Попик похвалился: прилично, мол, очень даже прилично, Побольше
врача, инженера. И ты, мол, священником можешь стать, с мое
зарабатывать. И соблазнился парнишка: попик стал приносить ему соответствующее чтиво. Беседовал, агитировал. Когда показалось попику, что
наш паренек готов, спекся, как говорится, назначил ему день крещения. Тот
удивился: как это так – креститься, ведь я же еврей!? Нет-нет, ни за что,
про это забудьте, батюшка! А вот зарплату вашу иметь, это
пожалуйста, согласен быть и священником.
Сказал я ему:
– Как анекдот – жутко смешная история. В ешиве расскажу, раву понравится. Н-да, соблазны и искушения, от Бога, от дьявола, – из этого соткана жизнь. Так что же заказ? Ты
от него отказался?
– Представь себе – да! Хотя долги за квартиру,
за ссуду. Машину пора поменять, совсем в драндулет
превратилась. Макару с семьей помочь: он и жена его моют подъезды, все не
найдут работу. А мы со Златой? Стыдно
признаться – ни разу не были за границей: Италия, Лондон, Париж, Мадрид. Увидеть
классику, походить по музеям. В Америку, наконец, смотаться!
Сказал я ему:
– Злата отговорила?
– Последнее слово было за мной. Все-таки старше,
опытней. Злата – она молчала. Ночами не спала, и я не спал: вспоминал.

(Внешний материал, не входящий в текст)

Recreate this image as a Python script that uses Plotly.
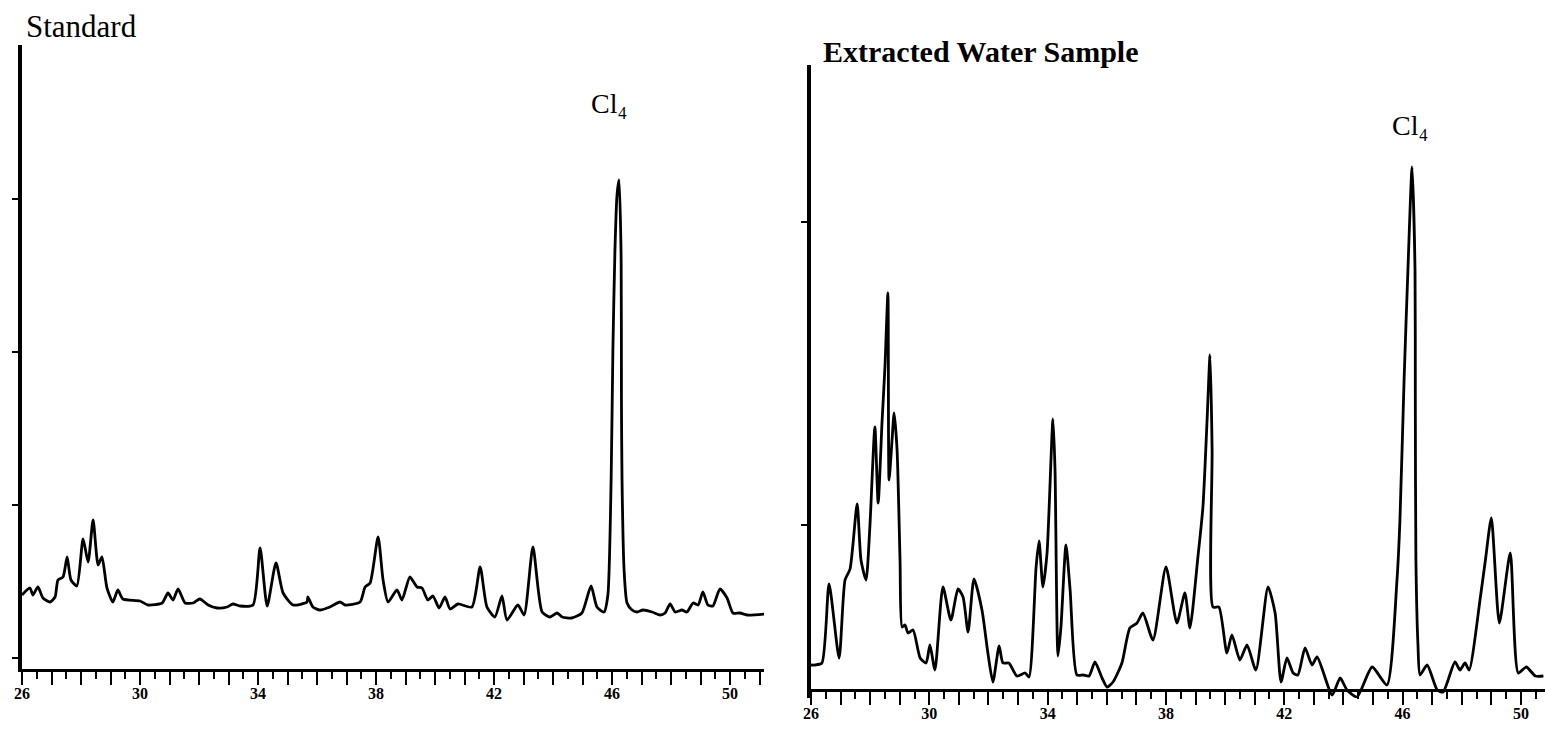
import plotly.graph_objects as go

# ---------------- data ----------------
# retention time (min) and detector response (arbitrary units)
std_time = [26.00, 26.27, 26.37, 26.54, 26.71, 26.95, 27.12, 27.22, 27.39, 27.53,
            27.66, 27.86, 28.07, 28.24, 28.41, 28.58, 28.71, 28.88, 29.08, 29.25,
            29.42, 30.00, 30.27, 30.75, 30.95, 31.12, 31.29, 31.53, 31.80, 32.03,
            32.31, 32.61, 32.95, 33.15, 33.39, 33.83, 34.07, 34.31, 34.61, 34.85,
            35.19, 35.66, 35.69, 35.86, 36.10, 36.44, 36.78, 36.95, 37.46, 37.63,
            37.80, 38.07, 38.24, 38.41, 38.71, 38.88, 39.15, 39.39, 39.56, 39.76,
            39.93, 40.14, 40.34, 40.51, 40.78, 41.25, 41.53, 41.76, 42.03, 42.27,
            42.44, 42.81, 43.02, 43.32, 43.63, 43.90, 44.14, 44.31, 44.64, 44.98,
            45.29, 45.49, 45.73, 45.86, 45.97, 46.03, 46.10, 46.17, 46.24, 46.31,
            46.32, 46.34, 46.41, 46.51, 46.68, 46.85, 47.05, 47.36, 47.63, 47.80,
            47.97, 48.14, 48.37, 48.54, 48.75, 48.92, 49.08, 49.25, 49.42, 49.66,
            49.90, 50.10, 50.34, 50.58, 51.19]
std_signal = [63, 70, 63, 71, 60, 56, 61, 78, 81, 101,
              78, 72, 119, 96, 138, 93, 101, 70, 56, 68,
              59, 57, 53, 55, 65, 58, 69, 55, 55, 59,
              53, 50, 51, 54, 52, 53, 110, 52, 95, 65,
              53, 56, 61, 51, 48, 51, 56, 53, 56, 71,
              75, 121, 78, 56, 68, 58, 81, 71, 70, 58,
              62, 50, 61, 49, 54, 51, 91, 51, 41, 62,
              38, 53, 43, 111, 46, 41, 45, 41, 40, 45,
              72, 51, 46, 63, 178, 308, 408, 463, 478, 398,
              258, 178, 88, 55, 48, 46, 48, 46, 43, 45,
              54, 46, 48, 46, 55, 53, 66, 53, 52, 69,
              60, 45, 45, 43, 44]

sample_time = [26.00, 26.14, 26.37, 26.61, 26.95, 27.15, 27.32, 27.56, 27.69, 27.86,
               27.99, 28.16, 28.27, 28.40, 28.50, 28.60, 28.64, 28.74, 28.81, 28.91,
               29.01, 29.08, 29.18, 29.28, 29.45, 29.69, 29.89, 30.02, 30.19, 30.46,
               30.73, 30.97, 31.14, 31.31, 31.51, 31.78, 31.98, 32.15, 32.36, 32.49,
               32.69, 32.96, 33.24, 33.37, 33.61, 33.71, 33.84, 33.98, 34.18, 34.25,
               34.35, 34.45, 34.62, 34.76, 34.99, 35.20, 35.40, 35.60, 35.84, 36.01,
               36.21, 36.51, 36.78, 37.02, 37.22, 37.56, 38.00, 38.37, 38.64, 38.81,
               39.08, 39.25, 39.39, 39.49, 39.56, 39.59, 39.79, 40.06, 40.23, 40.50,
               40.74, 41.04, 41.45, 41.69, 41.89, 42.09, 42.30, 42.46, 42.70, 42.94,
               43.11, 43.62, 43.89, 44.12, 44.46, 44.97, 45.47, 45.81, 45.91, 46.05,
               46.18, 46.32, 46.42, 46.43, 46.45, 46.52, 46.59, 46.83, 47.17, 47.37,
               47.77, 47.94, 48.11, 48.25, 48.63, 48.80, 49.00, 49.27, 49.64, 49.91,
               50.18, 50.49, 50.76]
sample_signal = [15, 15, 17, 96, 22, 100, 111, 176, 120, 100,
                 153, 253, 177, 257, 313, 387, 200, 240, 267, 230,
                 120, 53, 55, 47, 50, 22, 17, 35, 10, 93,
                 60, 91, 83, 48, 101, 70, 27, -2, 34, 17,
                 17, 4, 7, 3, 113, 139, 93, 127, 261, 210,
                 24, 53, 135, 90, 5, 5, 4, 18, 2, -7,
                 -2, 17, 52, 57, 67, 40, 113, 57, 87, 52,
                 123, 173, 260, 325, 230, 73, 73, 27, 45, 20,
                 35, 10, 93, 67, -2, 22, 7, 5, 32, 15,
                 23, -15, 2, -10, -17, 13, -5, 100, 160, 300,
                 410, 513, 410, 280, 120, 35, 5, 15, -10, -12,
                 18, 10, 17, 10, 83, 120, 162, 57, 127, 7,
                 13, 4, 4]

first_tick = 26          # first labelled retention time
label_every = 4          # a label on every 4th unit tick: 26, 30, ... 50
panel_titles = ["Standard", "Extracted Water Sample"]
peak_label = "Cl\u2084"
peak_label_pos = [(45.9, 555), (46.25, 555)]
std_yticks = [0, 153, 306, 459]
sample_yticks = [155, 458]

# ---------------- layout geometry (pixels) ----------------
W, H = 1545, 737
def px(x):
    return x / W
def py(y):
    return 1 - y / H

fig = go.Figure()
line_style = dict(color="black", width=2.8, shape="spline", smoothing=0.6)
fig.add_trace(go.Scatter(x=std_time, y=std_signal, mode="lines", line=line_style,
                         xaxis="x", yaxis="y", showlegend=False, hoverinfo="x+y"))
fig.add_trace(go.Scatter(x=sample_time, y=sample_signal, mode="lines", line=line_style,
                         xaxis="x2", yaxis="y2", showlegend=False, hoverinfo="x+y"))

tickfont = dict(family="Liberation Serif", size=16, color="black", weight="bold")
xcommon = dict(
    tickmode="linear", tick0=first_tick, dtick=1, ticklabelstep=label_every,
    ticks="outside", ticklen=13, tickwidth=2, tickcolor="black",
    minor=dict(dtick=0.5, tick0=first_tick, ticks="outside", ticklen=7, tickwidth=2,
               tickcolor="black"),
    showline=True, linecolor="black", linewidth=3, showgrid=False, zeroline=False,
    tickfont=tickfont, automargin=False, ticklabelstandoff=-5,
)
ycommon = dict(
    tickmode="array", ticks="outside", ticklen=6, tickwidth=2, tickcolor="black",
    showticklabels=False, showline=True, linecolor="black", linewidth=4,
    showgrid=False, zeroline=False, automargin=False,
)

fig.update_layout(
    width=W, height=H,
    margin=dict(l=0, r=0, t=0, b=0),
    paper_bgcolor="white", plot_bgcolor="white",
    xaxis=dict(domain=[px(22), px(764)], range=[26, 26 + 742 / 29.5], anchor="y", **xcommon),
    yaxis=dict(domain=[py(669), py(45)], range=[-11, 613], anchor="x",
               tickvals=std_yticks, **ycommon),
    xaxis2=dict(domain=[px(811), px(1545)], range=[26, 26 + 734 / 29.58],
                anchor="free", position=py(690), **xcommon),
    yaxis2=dict(domain=[py(698), py(65)], range=[-18, 615], anchor="x2",
                tickvals=sample_yticks, **ycommon),
    annotations=[
        dict(text=panel_titles[0], xref="paper", yref="paper", x=px(24), y=py(27),
             xanchor="left", yanchor="middle", showarrow=False,
             font=dict(family="Liberation Serif", size=31, color="black")),
        dict(text=panel_titles[1], xref="paper", yref="paper", x=px(821), y=py(51),
             xanchor="left", yanchor="middle", showarrow=False,
             font=dict(family="Liberation Serif", size=30, color="black", weight="bold")),
        dict(text=peak_label, xref="x", yref="y", x=peak_label_pos[0][0], y=peak_label_pos[0][1],
             xanchor="center", yanchor="middle", showarrow=False,
             font=dict(family="Liberation Serif", size=28, color="black")),
        dict(text=peak_label, xref="x2", yref="y2", x=peak_label_pos[1][0], y=peak_label_pos[1][1],
             xanchor="center", yanchor="middle", showarrow=False,
             font=dict(family="Liberation Serif", size=28, color="black")),
    ],
)

fig.write_html("out.html")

Про деда особенно. В живых его не застал, отец мне
рассказывал. Дед погиб, когда отец еще был мальчишкой. Он ребе был в
приднепровском местечке. А в двадцатые годы банды гуляли по Украине. И вот за
день до налета евреи в панике стали прятаться. Хотя понимали: мало кто уцелеет. Но цадика надо спасти. За любые деньги:
светоч Израиля. И сговорились с одним хуторянином. За туго набитый кисет с
золотыми червонцами – в его амбаре. В сене, вместе с двумя хасидами.
Когда ворвалась банда и в местечке шла резня
с жуткими воплями, вошел в амбар хуторянин – проведать их, успокоить.

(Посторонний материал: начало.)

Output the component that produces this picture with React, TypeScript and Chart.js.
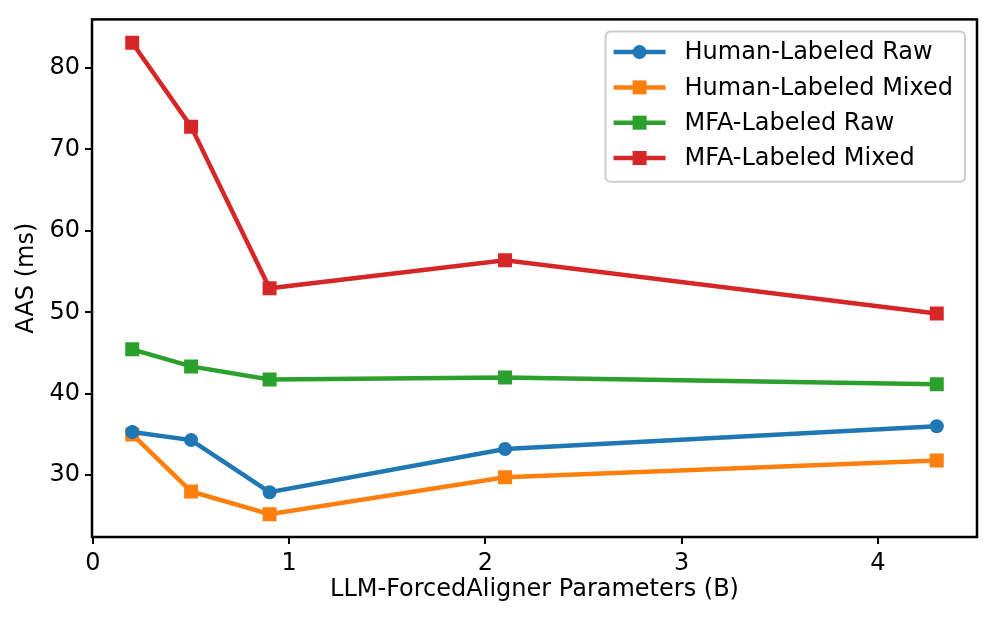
import React, { useEffect, useRef } from "react";
import { Chart, registerables } from "chart.js";

Chart.register(...registerables);

const xValues = [0.2, 0.5, 0.9, 2.1, 4.3];
const humanRaw = [35.3, 34.3, 27.9, 33.2, 36.0];
const humanMixed = [35.0, 28.0, 25.2, 29.75, 31.8];
const mfaRaw = [45.45, 43.35, 41.75, 42.0, 41.15];
const mfaMixed = [83.1, 72.8, 52.95, 56.4, 49.85];

const seriesLabels = [
  "Human-Labeled Raw",
  "Human-Labeled Mixed",
  "MFA-Labeled Raw",
  "MFA-Labeled Mixed",
];
const seriesColors = ["#1f77b4", "#ff7f0e", "#2ca02c", "#d62728"];
const seriesMarkers = ["circle", "rect", "rect", "rect"];

const xTitle = "LLM-ForcedAligner Parameters (B)";
const yTitle = "AAS (ms)";

const FONT = "'DejaVu Sans', 'Liberation Sans', sans-serif";
const FS = 24;
const LW = 4.5;

const framePlugin = {
  id: "frame",
  afterDatasetsDraw(chart: any) {
    const { ctx, chartArea } = chart;
    ctx.save();
    ctx.strokeStyle = "#000";
    ctx.lineWidth = 2.5;
    ctx.strokeRect(
      chartArea.left,
      chartArea.top,
      chartArea.right - chartArea.left,
      chartArea.bottom - chartArea.top
    );
    ctx.restore();
  },
};

const legendPlugin = {
  id: "mplLegend",
  afterDraw(chart: any) {
    const { ctx, chartArea } = chart;
    ctx.save();
    ctx.font = `${FS}px ${FONT}`;
    const datasets = chart.data.datasets;
    let maxW = 0;
    datasets.forEach((d: any) => {
      maxW = Math.max(maxW, ctx.measureText(d.label).width);
    });
    const width = 79 + maxW + 12;
    const right = chartArea.right - 12;
    const left = right - width;
    const top = chartArea.top + 12;
    const rowH = 35.3;
    const height = 20.7 * 2 + rowH * (datasets.length - 1) + 3;
    ctx.beginPath();
    ctx.roundRect(left, top, width, height, 5);
    ctx.fillStyle = "rgba(255,255,255,0.8)";
    ctx.fill();
    ctx.strokeStyle = "#cccccc";
    ctx.lineWidth = 2;
    ctx.stroke();
    datasets.forEach((d: any, i: number) => {
      const cy = top + 20.7 + i * rowH;
      ctx.strokeStyle = d.borderColor;
      ctx.lineWidth = LW;
      ctx.beginPath();
      ctx.moveTo(left + 8, cy);
      ctx.lineTo(left + 60, cy);
      ctx.stroke();
      ctx.fillStyle = d.borderColor;
      const cx = left + 34;
      if (d.pointStyle === "circle") {
        ctx.beginPath();
        ctx.arc(cx, cy, 7, 0, Math.PI * 2);
        ctx.fill();
      } else {
        ctx.fillRect(cx - 7, cy - 7, 14, 14);
      }
      ctx.fillStyle = "#000";
      ctx.textBaseline = "middle";
      ctx.textAlign = "left";
      ctx.fillText(d.label, left + 79, cy + 1);
    });
    ctx.restore();
  },
};

export default function App() {
  const canvasRef = useRef<HTMLCanvasElement | null>(null);

  useEffect(() => {
    if (!canvasRef.current) return;
    const allSeries = [humanRaw, humanMixed, mfaRaw, mfaMixed];
    const chart = new Chart(canvasRef.current, {
      type: "line",
      data: {
        datasets: allSeries.map((vals, i) => ({
          label: seriesLabels[i],
          data: xValues.map((x, j) => ({ x, y: vals[j] })),
          borderColor: seriesColors[i],
          backgroundColor: seriesColors[i],
          borderWidth: LW,
          pointStyle: seriesMarkers[i] as any,
          pointRadius: seriesMarkers[i] === "circle" ? 7 : 9.9,
          pointBorderWidth: 0,
          pointHoverRadius: 0,
          tension: 0,
          fill: false,
        })),
      },
      options: {
        responsive: false,
        animation: false,
        devicePixelRatio: 1,
        layout: { padding: { left: 0, top: 18, right: 19, bottom: 0 } },
        plugins: {
          legend: { display: false },
          tooltip: { enabled: false },
        },
        scales: {
          x: {
            type: "linear",
            min: -0.005,
            max: 4.505,
            afterFit: (scale: any) => {
              scale.height = 86;
            },
            ticks: {
              stepSize: 1,
              includeBounds: false,
              color: "#000",
              font: { family: FONT, size: FS },
              padding: 5,
              maxRotation: 0,
            },
            grid: {
              display: true,
              drawOnChartArea: false,
              drawTicks: true,
              tickLength: 7,
              color: "#000",
              lineWidth: 2,
            },
            border: { display: false },
            title: {
              display: true,
              text: xTitle,
              color: "#000",
              font: { family: FONT, size: FS },
              padding: { top: 0, bottom: 19 },
            },
          },
          y: {
            type: "linear",
            min: 22.4,
            max: 85.97,
            afterFit: (scale: any) => {
              scale.width = 92;
            },
            ticks: {
              stepSize: 10,
              includeBounds: false,
              color: "#000",
              font: { family: FONT, size: FS },
              padding: 5,
            },
            grid: {
              display: true,
              drawOnChartArea: false,
              drawTicks: true,
              tickLength: 7,
              color: "#000",
              lineWidth: 2,
            },
            border: { display: false },
            title: {
              display: true,
              text: yTitle,
              color: "#000",
              font: { family: FONT, size: FS },
              padding: { top: 12, bottom: 0 },
            },
          },
        },
      },
      plugins: [framePlugin, legendPlugin],
    });
    return () => chart.destroy();
  }, []);

  return (
    <div style={{ position: "absolute", left: 0, top: 0, width: 996, height: 623, background: "#fff" }}>
      <canvas ref={canvasRef} width={996} height={623} />
    </div>
  );
}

Сидите, мол, тихо, никто не сунется, не посмеет. Я, мол, для пущей правды намалевал крест на воротах. Когда это дед услышал, вылез из
сена, пошел в местечко: «Чтобы я душу свою за их крестами спасал!» И к дому
пошел – поцеловать мезузу. Но не дошел, во дворе
зарубили.
Сказал я ему:
– Не знал я, что дед твой раввином был. Столько лет
знакомы, а ты мне не говорил. Бочки катил на религию. Сам же прекрасно знаешь,
что говорится в Торе: не сотвори кумира себе, не делай изображений, идола. А
как в семье смотрели на то, что ты занялся скульптурой?

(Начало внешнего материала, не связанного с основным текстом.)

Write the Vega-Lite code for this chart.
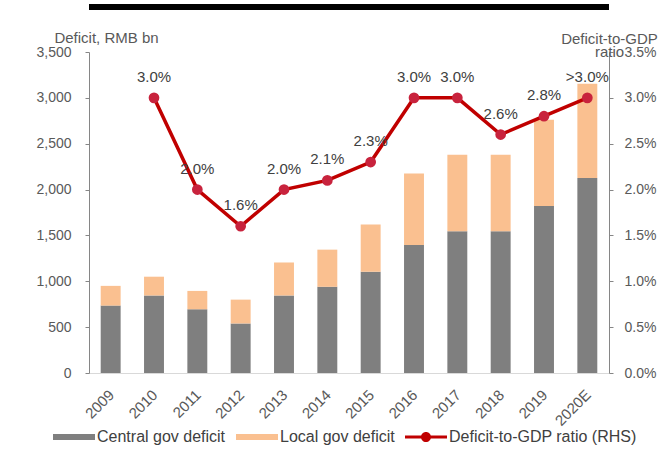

Нафтали заулыбался, огладил бородку, коротко, «под
сапожок», стриженную.
– Скульптором, можно сказать, из милосердия
стал – в эвакуации, в Казахстане. Лет восемь мне было. Жила во дворе у нас
девочка младше меня и плакала вечно. С утра до ночи ревела: кукла ее пропала,
любимая кукла. В дороге, когда от немцев бежали. Покоя не было во дворе. Взял я
тогда полено и вырезал куклу. Как папа Карло – раскрасил, тряпками
обернул. И тихо сделалось во дворе, слезы ее просохли. Потом заказы пошли на
игрушки: с соседних улиц, дворов. И здорово у меня
получалось, все лучше и лучше. Мама их помаленьку стала носить на базар, шли
нарасхват. А жили-то бедно, на хлеб не хватало. Можно сказать, семью от голода
спас.
*
* *
Сказал рав:
– С рождением каждого человека в мире возникает
нечто новое, неповторимое. Долг каждого это понять: ничто подобное еще не
являлось! Ибо будь оно хоть однажды, не было бы необходимости в нем самом.
Каждый человек – это новое абсолютно создание, долг
наш довести свою личность до совершенства.